I'm not even sure how I got out of bed because the dresser next to me fell. As I tried to gather some things to leave my apartment, a friend of mine came by. It was a relief to see her. She had a flashlight and told me step by step what I needed to do, because I was somewhat still disoriented. She helped me find my clothes and practically put them on me.

During the quake and afterward, I just started thinking about people that I knew who would be frightened, such as my grandmother.

And my daughter. I didn't know if she was all right or if anything (had) happened to her. The phone lines were out so we couldn't contact her.

We left the apartment and picked up my friend's sister and another woman who were also alone. My friend knew how worried I was about Christina, and so we started across the city to find out how she was and what was happening with her.

We went down Wilshire. It was really interesting with no stop lights.
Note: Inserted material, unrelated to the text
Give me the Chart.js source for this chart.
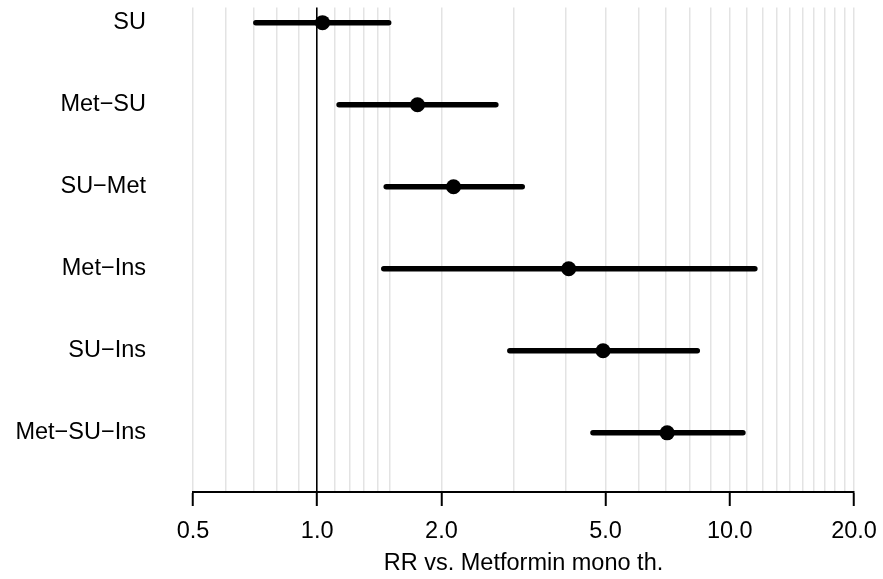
<!DOCTYPE html>
<html>
<head>
<meta charset="utf-8">
<title>RR vs. Metformin mono th.</title>
<script src="https://cdn.jsdelivr.net/npm/chart.js@4.4.1/dist/chart.umd.min.js"></script>
<style>
    html, body { margin: 0; padding: 0; background: #ffffff; }
    #wrap { width: 883px; height: 579px; }
</style>
</head>
<body>
<div id="wrap"><canvas id="rrChart" width="883" height="579"></canvas></div>
<script>
// ------------------------
// Data
// ------------------------
const categories = ['SU', 'Met−SU', 'SU−Met', 'Met−Ins', 'SU−Ins', 'Met−SU−Ins'];
const rr = [1.03, 1.75, 2.14, 4.07, 4.93, 7.05];
const lower = [0.71, 1.13, 1.47, 1.45, 2.93, 4.66];
const upper = [1.49, 2.71, 3.14, 11.5, 8.34, 10.76];

// labelled ticks on the x axis
const xTickValues = [0.5, 1, 2, 5, 10, 20];
const xTickLabels = ['0.5', '1.0', '2.0', '5.0', '10.0', '20.0'];

// light vertical guide lines
const gridValues = [0.5, 0.6, 0.7, 0.8, 0.9, 1, 1.1, 1.2, 1.3, 1.4, 1.5,
    2, 3, 4, 5, 6, 7, 8, 9, 10, 11, 12, 13, 14, 15, 16, 17, 18, 19, 20];

const FONT = 'Liberation Sans, Arial, Helvetica, sans-serif';
const FONT_SIZE = 23.5;

// ------------------------
// Datasets: one segment per interval + the point estimates
// ------------------------
const intervalSets = categories.map((name, i) => ({
    label: name,
    data: [{ x: lower[i], y: i }, { x: upper[i], y: i }],
    showLine: true,
    borderColor: '#000000',
    borderWidth: 5.5,
    borderCapStyle: 'round',
    pointRadius: 0,
    order: 1
}));

const pointSet = {
    label: 'RR',
    data: categories.map((name, i) => ({ x: rr[i], y: i })),
    pointRadius: 7.5,
    pointBackgroundColor: '#000000',
    pointBorderWidth: 0,
    order: 0
};

function isLabelled(v) {
    return xTickValues.some(t => Math.abs(t - v) < 1e-9);
}

new Chart(document.getElementById('rrChart'), {
    type: 'scatter',
    data: { datasets: [pointSet, ...intervalSets] },
    options: {
        responsive: false,
        animation: false,
        devicePixelRatio: 1,
        layout: { padding: { top: 0, right: 29, left: 0, bottom: 0 } },
        plugins: {
            legend: { display: false },
            tooltip: { enabled: false }
        },
        scales: {
            x: {
                type: 'logarithmic',
                position: 'bottom',
                min: 0.5,
                max: 20,
                afterBuildTicks: scale => {
                    scale.ticks = gridValues.map(v => ({ value: v }));
                },
                afterFit: scale => {
                    scale.height = 87;
                    // labels may overhang; keep the plot edges fixed
                    scale.paddingLeft = 0;
                    scale.paddingRight = 0;
                },
                border: { display: true, color: '#000000', width: 2 },
                grid: {
                    color: ctx => (ctx.tick && ctx.tick.value === 1 ? '#000000' : '#e3e3e3'),
                    lineWidth: ctx => (ctx.tick && ctx.tick.value === 1 ? 1.6 : 1.5),
                    tickColor: ctx => (ctx.tick && isLabelled(ctx.tick.value) ? '#000000' : 'rgba(0,0,0,0)'),
                    tickWidth: 2,
                    tickLength: 14,
                    drawTicks: true
                },
                ticks: {
                    autoSkip: false,
                    maxRotation: 0,
                    minRotation: 0,
                    padding: 11,
                    color: '#000000',
                    font: { family: FONT, size: FONT_SIZE },
                    callback: value => {
                        const k = xTickValues.findIndex(t => Math.abs(t - value) < 1e-9);
                        return k >= 0 ? xTickLabels[k] : '';
                    }
                },
                title: {
                    display: true,
                    text: 'RR vs. Metformin mono th.',
                    color: '#000000',
                    font: { family: FONT, size: FONT_SIZE },
                    padding: { top: 0, bottom: 1 }
                }
            },
            y: {
                type: 'linear',
                reverse: true,
                min: -0.185,
                max: 5.721,
                afterBuildTicks: scale => {
                    scale.ticks = categories.map((c, i) => ({ value: i }));
                },
                afterFit: scale => {
                    scale.width = 193;
                    // tick padding is only meant for the horizontal gap
                    scale.paddingTop = 0;
                    scale.paddingBottom = 0;
                },
                border: { display: false },
                grid: { display: false, drawTicks: false },
                ticks: {
                    padding: 47,
                    color: '#000000',
                    font: { family: FONT, size: FONT_SIZE },
                    callback: value => categories[value]
                }
            }
        }
    }
});
</script>
</body>
</html>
Most people were pretty much automatically doing the four-way stop throughout the city, but not everyone. Also, it was completely dark except when we went through Beverly Hills and all the lights were on. That was really odd, surreal.

It took about an hour and a half, much of it in tears, before we got to Christina's father's near the La Brea tar pits. I could be strong about the earthquake; that didn't bother me. But I was worrying about how she was. And whenever I would focus on that, I would break down a little bit.

I tried to think of other things because I was trying not to think about something bad happening to Christina.

When we finally got to her dad's place, I knocked on the door really loud because I didn't know what was going on. Her dad opened the door and she was sleeping on the couch under a lot of blankets.

I can't tell you what a relief it was to see her. She was very calm. It didn't seem that she really understood the magnitude of what had happened. I don't think she even woke up until her father took her out of the room during the earthquake. I just immediately went and picked her up and just held on to her real tight.

We left Christina and her dad, and went from apartment to apartment of the people that were (in the car) seeing what the damage was and picking up a little bit. No one wanted to be alone again. So we pretty much stayed together the rest of the day, just going from place to place.

Later that evening, Christina's dad called. They had gone through the city trying to find a place to eat but couldn't find anything open. Then his car broke down in Hollywood and they had to walk home. He was calling to see if I could pick her up because he still didn't have electricity yet, and he figured that she should be with me because then she'd have electricity.

I was actually relieved that he called because I was just very, very happy to have her home.